Q: In recent times, U.S. companies and business associations have mentioned issues of market access, national security and cyber-security laws, and potential requirements to hand over corporate security materials. Chinese tech companies like Huawei faces similar problems in the U.S. What can be done about this?
A: Talk about it honestly and openly, as has been going on. Agreeing on a treaty that would provide “rules of the road” for cybersecurity. That’s a first step. The agreement may not be unveiled this week, but a framework for future action is possible.
Q: Another on-going item is the bilateral investment treaty, or BIT, between the two nations. What are the main challenges, and how should they be overcome?
A: The main challenges are rule of law, cybersecurity, openness of U.S. markets to Chinese companies and openness of Chinese markets, particularly financial, to U.S. companies. Prolonged negotiations will be needed to resolve them, but both sides want to achieve results, so I’d be optimistic.
Q: In terms of a compromise, might we see a type of “cyber arms deal” being reached, which would help establish which kinds of cyber attacks could be outlawed – attacks on civilian infrastructure, for example?
A: Yes, that’s exactly right. Government on government spying has always existed. But companies want assurances that they will be able to do business without fear of corporate espionage.
Q: One of China’s most wanted economic fugitives – Yang Jinyun – was returned to the country by the U.S. last week.
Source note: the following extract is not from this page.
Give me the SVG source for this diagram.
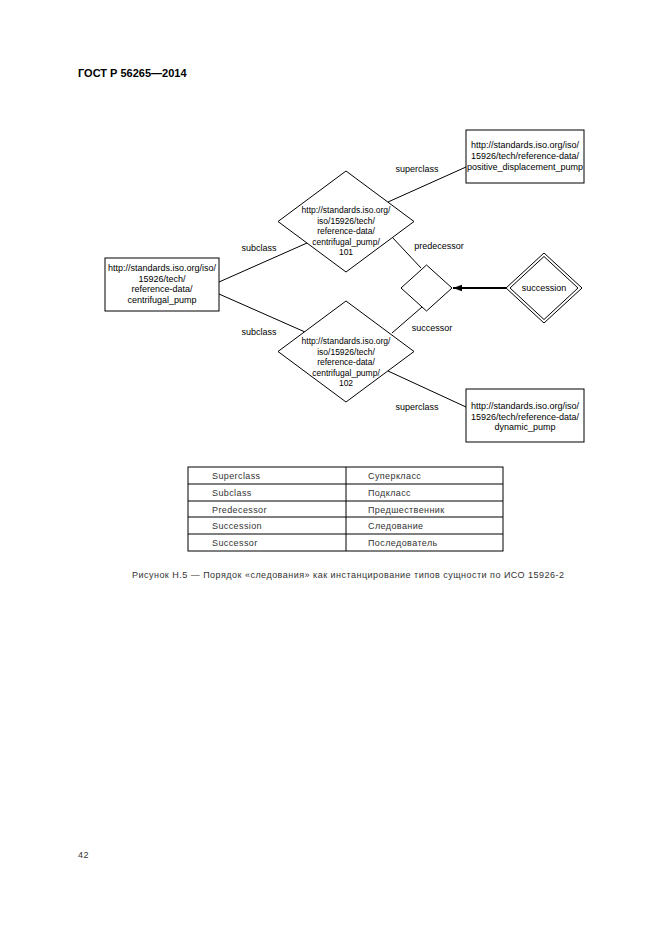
<svg xmlns="http://www.w3.org/2000/svg" width="661" height="936" viewBox="0 0 661 936">
<defs>
<style>
.t{font-family:"Liberation Sans",Arial,sans-serif;fill:#000}
.g{fill:#333}
.n{font-size:9px;text-anchor:middle}
.d{font-size:8.5px;text-anchor:middle}
.l{font-size:9px;text-anchor:middle}
.tb{font-size:9px;letter-spacing:0.4px}
.shape{fill:#fff;stroke:#000;stroke-width:1}
.c{stroke:#000;stroke-width:1;fill:none}
</style>
<marker id="arr" markerWidth="10" markerHeight="8" refX="9" refY="4" orient="auto" markerUnits="userSpaceOnUse">
<path d="M0,0.8 L9,4 L0,7.2 Z" fill="#000"/>
</marker>
</defs>
<rect width="661" height="936" fill="#fff"/>
<text class="t" x="78" y="77" font-size="11" font-weight="bold">ГОСТ Р 56265—2014</text>

<g id="connectors">
<line class="c" x1="219" y1="282" x2="307" y2="243"/>
<line class="c" x1="219" y1="294" x2="305" y2="332"/>
<line class="c" x1="388" y1="202" x2="466" y2="167"/>
<line class="c" x1="392" y1="237" x2="421" y2="268"/>
<line class="c" x1="422" y1="307" x2="392" y2="333"/>
<line class="c" x1="388" y1="371" x2="466" y2="407"/>
<line x1="506" y1="288" x2="453" y2="288" stroke="#000" stroke-width="2" marker-end="url(#arr)"/>
<text class="t l" x="417" y="172">superclass</text>
<text class="t l" x="259" y="251">subclass</text>
<text class="t l" x="439" y="249">predecessor</text>
<text class="t l" x="432" y="331">successor</text>
<text class="t l" x="259" y="335">subclass</text>
<text class="t l" x="417" y="410">superclass</text>
</g>

<g id="centrifugal_pump">
<rect class="shape" x="105" y="258" width="114" height="53"/>
<text class="t n" x="162" y="271">http://standards.iso.org/iso/</text>
<text class="t n" x="162" y="281.5">15926/tech/</text>
<text class="t n" x="162" y="292">reference-data/</text>
<text class="t n" x="162" y="303">centrifugal_pump</text>
</g>

<g id="pump101">
<polygon class="shape" points="346,171 414,221.5 346,272 278,221.5"/>
<text class="t d" x="346" y="213">http://standards.iso.org/</text>
<text class="t d" x="346" y="223.5">iso/15926/tech/</text>
<text class="t d" x="346" y="234">reference-data/</text>
<text class="t d" x="346" y="244.5">centrifugal_pump/</text>
<text class="t d" x="346" y="255">101</text>
</g>

<g id="pump102">
<polygon class="shape" points="346,301 414,351.5 346,402 278,351.5"/>
<text class="t d" x="346" y="344">http://standards.iso.org/</text>
<text class="t d" x="346" y="354.5">iso/15926/tech/</text>
<text class="t d" x="346" y="365">reference-data/</text>
<text class="t d" x="346" y="375.5">centrifugal_pump/</text>
<text class="t d" x="346" y="386">102</text>
</g>

<g id="positive_displacement_pump">
<rect class="shape" x="466" y="130" width="118" height="53"/>
<text class="t n" x="525" y="148">http://standards.iso.org/iso/</text>
<text class="t n" x="525" y="159">15926/tech/reference-data/</text>
<text class="t n" x="525" y="170">positive_displacement_pump</text>
</g>

<g id="dynamic_pump">
<rect class="shape" x="466" y="389" width="118" height="53"/>
<text class="t n" x="525" y="409">http://standards.iso.org/iso/</text>
<text class="t n" x="525" y="419.5">15926/tech/reference-data/</text>
<text class="t n" x="525" y="430">dynamic_pump</text>
</g>

<g id="relation">
<polygon class="shape" points="426.5,265 452,288 426.5,311 401,288"/>
</g>

<g id="succession">
<polygon class="shape" points="544,253 582,288 544,323 506,288"/>
<polygon class="shape" points="544,256.5 578,288 544,319.5 510,288"/>
<text class="t n" x="544" y="291">succession</text>
</g>

<g id="table">
<rect x="188" y="467" width="315" height="84" fill="none" stroke="#000" stroke-width="1"/>
<line class="c" x1="346" y1="467" x2="346" y2="551"/>
<line class="c" x1="188" y1="484" x2="503" y2="484"/>
<line class="c" x1="188" y1="501" x2="503" y2="501"/>
<line class="c" x1="188" y1="517" x2="503" y2="517"/>
<line class="c" x1="188" y1="534" x2="503" y2="534"/>
<text class="t g tb" x="212" y="479">Superclass</text>
<text class="t g tb" x="212" y="496">Subclass</text>
<text class="t g tb" x="212" y="512.5">Predecessor</text>
<text class="t g tb" x="212" y="529">Succession</text>
<text class="t g tb" x="212" y="546">Successor</text>
<text class="t g tb" x="368" y="479">Суперкласс</text>
<text class="t g tb" x="368" y="496">Подкласс</text>
<text class="t g tb" x="368" y="512.5">Предшественник</text>
<text class="t g tb" x="368" y="529">Следование</text>
<text class="t g tb" x="368" y="546">Последователь</text>
</g>

<text class="t g" x="132" y="578" font-size="9" textLength="432" lengthAdjust="spacing">Рисунок Н.5 — Порядок «следования» как инстанцирование типов сущности по ИСО 15926-2</text>
<text class="t g" x="78" y="858" font-size="9" letter-spacing="0.5">42</text>
</svg>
This marked the first time China has succeeded in repatriating a wanted corruption suspect from the U.S., with whom it has no extradition treaty. Has Yang Jinyun’s repatriation laid an important foundation for bilateral cooperation, or is it just a separate move done only as an olive branch for a presidential trip?
A: It is symbolic but it also is part of a series of concrete actions by the United States to help China in cases of corruption-related fugitives. The U.S. Justice Department has shown a willingness to help China deal with corruption cases, which are different than political cases.
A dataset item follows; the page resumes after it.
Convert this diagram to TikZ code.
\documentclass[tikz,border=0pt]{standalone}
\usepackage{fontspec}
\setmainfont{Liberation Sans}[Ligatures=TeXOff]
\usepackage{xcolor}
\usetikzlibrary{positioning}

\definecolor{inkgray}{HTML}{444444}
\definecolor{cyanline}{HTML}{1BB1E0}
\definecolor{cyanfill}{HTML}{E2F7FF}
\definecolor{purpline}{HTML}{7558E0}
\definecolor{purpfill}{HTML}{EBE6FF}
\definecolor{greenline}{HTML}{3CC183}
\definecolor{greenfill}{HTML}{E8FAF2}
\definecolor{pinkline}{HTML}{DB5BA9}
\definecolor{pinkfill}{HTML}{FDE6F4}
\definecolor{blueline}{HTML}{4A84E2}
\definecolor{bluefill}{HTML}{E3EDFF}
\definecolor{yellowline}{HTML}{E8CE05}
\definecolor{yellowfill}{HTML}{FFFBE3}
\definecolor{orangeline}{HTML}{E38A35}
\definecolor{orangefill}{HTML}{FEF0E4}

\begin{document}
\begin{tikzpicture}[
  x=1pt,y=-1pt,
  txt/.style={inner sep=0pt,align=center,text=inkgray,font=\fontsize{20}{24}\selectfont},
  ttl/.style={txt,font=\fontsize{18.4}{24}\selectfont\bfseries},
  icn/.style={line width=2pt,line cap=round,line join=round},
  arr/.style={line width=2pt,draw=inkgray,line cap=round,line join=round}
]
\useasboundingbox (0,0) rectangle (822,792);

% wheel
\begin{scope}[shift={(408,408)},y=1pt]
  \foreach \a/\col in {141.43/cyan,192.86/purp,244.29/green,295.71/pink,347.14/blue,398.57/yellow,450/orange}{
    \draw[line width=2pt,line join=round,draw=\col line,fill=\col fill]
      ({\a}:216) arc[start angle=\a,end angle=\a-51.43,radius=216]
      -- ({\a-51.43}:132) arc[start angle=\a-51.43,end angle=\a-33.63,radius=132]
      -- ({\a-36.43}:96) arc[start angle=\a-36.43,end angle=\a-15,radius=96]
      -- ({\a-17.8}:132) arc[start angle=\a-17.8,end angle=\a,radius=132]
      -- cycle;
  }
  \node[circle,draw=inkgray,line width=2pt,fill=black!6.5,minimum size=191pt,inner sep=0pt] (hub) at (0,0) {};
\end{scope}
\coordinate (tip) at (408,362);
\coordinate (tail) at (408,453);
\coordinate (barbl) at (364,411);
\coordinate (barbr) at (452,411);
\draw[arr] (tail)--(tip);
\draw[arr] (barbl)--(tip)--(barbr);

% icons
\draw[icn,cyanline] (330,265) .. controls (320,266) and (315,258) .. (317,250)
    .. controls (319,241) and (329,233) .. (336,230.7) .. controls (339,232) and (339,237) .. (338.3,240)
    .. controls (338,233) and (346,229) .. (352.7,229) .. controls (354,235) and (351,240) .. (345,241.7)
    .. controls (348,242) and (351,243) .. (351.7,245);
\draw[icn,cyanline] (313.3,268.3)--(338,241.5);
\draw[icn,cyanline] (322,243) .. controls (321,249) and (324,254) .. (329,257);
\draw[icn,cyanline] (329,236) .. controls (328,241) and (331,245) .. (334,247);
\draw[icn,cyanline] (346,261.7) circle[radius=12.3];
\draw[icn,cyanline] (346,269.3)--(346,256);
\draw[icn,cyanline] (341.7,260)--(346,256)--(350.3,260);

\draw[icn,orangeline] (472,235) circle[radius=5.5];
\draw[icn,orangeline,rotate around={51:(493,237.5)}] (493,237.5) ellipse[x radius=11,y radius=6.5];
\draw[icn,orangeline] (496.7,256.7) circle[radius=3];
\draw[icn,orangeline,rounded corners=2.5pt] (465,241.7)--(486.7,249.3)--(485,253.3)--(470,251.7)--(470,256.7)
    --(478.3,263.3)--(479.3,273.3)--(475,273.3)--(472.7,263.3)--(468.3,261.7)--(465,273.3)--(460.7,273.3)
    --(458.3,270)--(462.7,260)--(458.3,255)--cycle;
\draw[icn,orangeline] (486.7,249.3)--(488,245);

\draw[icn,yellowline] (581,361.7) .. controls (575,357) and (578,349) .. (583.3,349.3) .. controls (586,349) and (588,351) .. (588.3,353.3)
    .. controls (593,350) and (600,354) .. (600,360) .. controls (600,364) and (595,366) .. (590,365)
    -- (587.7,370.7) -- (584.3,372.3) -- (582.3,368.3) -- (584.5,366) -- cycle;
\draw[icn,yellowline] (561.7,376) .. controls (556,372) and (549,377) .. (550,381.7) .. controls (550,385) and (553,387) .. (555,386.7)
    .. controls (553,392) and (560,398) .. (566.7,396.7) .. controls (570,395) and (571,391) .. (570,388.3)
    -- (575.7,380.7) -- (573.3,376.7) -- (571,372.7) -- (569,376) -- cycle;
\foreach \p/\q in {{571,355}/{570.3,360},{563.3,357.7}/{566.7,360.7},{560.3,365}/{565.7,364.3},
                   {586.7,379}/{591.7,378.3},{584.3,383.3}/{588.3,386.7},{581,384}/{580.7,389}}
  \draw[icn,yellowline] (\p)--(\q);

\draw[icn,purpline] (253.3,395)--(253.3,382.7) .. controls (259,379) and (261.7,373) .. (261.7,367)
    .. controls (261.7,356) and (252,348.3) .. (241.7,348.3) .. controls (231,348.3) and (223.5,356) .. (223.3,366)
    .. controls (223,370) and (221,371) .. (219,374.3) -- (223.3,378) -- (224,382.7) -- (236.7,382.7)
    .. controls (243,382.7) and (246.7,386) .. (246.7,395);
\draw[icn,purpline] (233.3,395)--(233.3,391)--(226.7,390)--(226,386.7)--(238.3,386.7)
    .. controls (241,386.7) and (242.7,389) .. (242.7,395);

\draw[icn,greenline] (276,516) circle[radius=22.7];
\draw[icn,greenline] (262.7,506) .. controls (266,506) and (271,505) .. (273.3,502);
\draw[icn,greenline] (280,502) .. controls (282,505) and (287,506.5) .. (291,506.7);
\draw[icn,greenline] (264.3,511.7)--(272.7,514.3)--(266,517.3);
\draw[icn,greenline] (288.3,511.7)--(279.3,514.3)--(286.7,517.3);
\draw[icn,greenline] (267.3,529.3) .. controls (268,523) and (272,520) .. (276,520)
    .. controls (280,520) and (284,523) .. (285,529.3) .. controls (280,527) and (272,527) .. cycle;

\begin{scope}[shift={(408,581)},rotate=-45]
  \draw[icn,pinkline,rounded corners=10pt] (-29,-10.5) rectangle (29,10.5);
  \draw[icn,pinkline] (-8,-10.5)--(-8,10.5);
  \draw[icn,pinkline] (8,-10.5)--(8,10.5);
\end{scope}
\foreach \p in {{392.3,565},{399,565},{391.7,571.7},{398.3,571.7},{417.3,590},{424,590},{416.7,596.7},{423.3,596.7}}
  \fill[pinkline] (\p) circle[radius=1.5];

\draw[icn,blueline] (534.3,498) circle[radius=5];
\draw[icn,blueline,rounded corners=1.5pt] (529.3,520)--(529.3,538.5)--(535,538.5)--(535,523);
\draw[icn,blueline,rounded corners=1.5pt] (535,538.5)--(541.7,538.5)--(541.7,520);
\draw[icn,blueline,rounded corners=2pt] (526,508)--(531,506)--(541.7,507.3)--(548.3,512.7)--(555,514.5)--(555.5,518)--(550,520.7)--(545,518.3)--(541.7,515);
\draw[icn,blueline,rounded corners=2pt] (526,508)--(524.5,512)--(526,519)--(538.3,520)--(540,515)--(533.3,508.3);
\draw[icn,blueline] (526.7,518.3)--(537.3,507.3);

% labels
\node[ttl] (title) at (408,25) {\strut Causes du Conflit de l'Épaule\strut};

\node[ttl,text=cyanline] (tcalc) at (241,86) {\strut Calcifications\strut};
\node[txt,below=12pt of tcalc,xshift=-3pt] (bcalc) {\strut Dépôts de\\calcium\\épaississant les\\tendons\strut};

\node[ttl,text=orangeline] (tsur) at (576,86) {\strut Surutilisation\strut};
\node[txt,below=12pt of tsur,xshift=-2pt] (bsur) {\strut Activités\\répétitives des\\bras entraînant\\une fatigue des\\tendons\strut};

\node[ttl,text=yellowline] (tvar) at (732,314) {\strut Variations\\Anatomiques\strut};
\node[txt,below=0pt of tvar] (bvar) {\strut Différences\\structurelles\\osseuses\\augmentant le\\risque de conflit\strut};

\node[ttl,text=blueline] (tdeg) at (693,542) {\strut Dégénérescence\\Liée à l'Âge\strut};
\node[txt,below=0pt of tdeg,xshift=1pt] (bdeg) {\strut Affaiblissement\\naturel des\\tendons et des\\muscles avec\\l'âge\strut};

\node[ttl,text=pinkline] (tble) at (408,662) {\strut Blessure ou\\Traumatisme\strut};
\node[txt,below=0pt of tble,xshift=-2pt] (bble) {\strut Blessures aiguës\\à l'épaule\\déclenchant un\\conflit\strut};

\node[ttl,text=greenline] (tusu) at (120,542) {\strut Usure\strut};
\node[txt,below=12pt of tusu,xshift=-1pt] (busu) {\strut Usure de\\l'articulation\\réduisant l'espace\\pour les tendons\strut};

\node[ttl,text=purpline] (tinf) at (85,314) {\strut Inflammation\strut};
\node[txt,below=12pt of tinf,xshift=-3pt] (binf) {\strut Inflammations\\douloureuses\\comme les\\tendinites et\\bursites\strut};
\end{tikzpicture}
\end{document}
Q: Beyond all specifics, the fundamental question has always been: What does the rise of China mean to the USA, and vice versa? What should Xi Jinping say to Obama? “I have no intention to challenge the existing world order.” What should Obama say to Xi Jinping? “Play the second fiddle.”
A: No, there is no need to talk about who is number one and who is number two. It is the most important bilateral relationship in the world. The leaders must show each other and their nation’s respect. I think that exists. Xi Jinping doesn’t have to make any assurances about the existing world order. The new world order is emerging — and everyone knows it. There is no reason for irrational concern on either nation’s part. The leadership of both countries — economic, diplomatic and moral — is vital.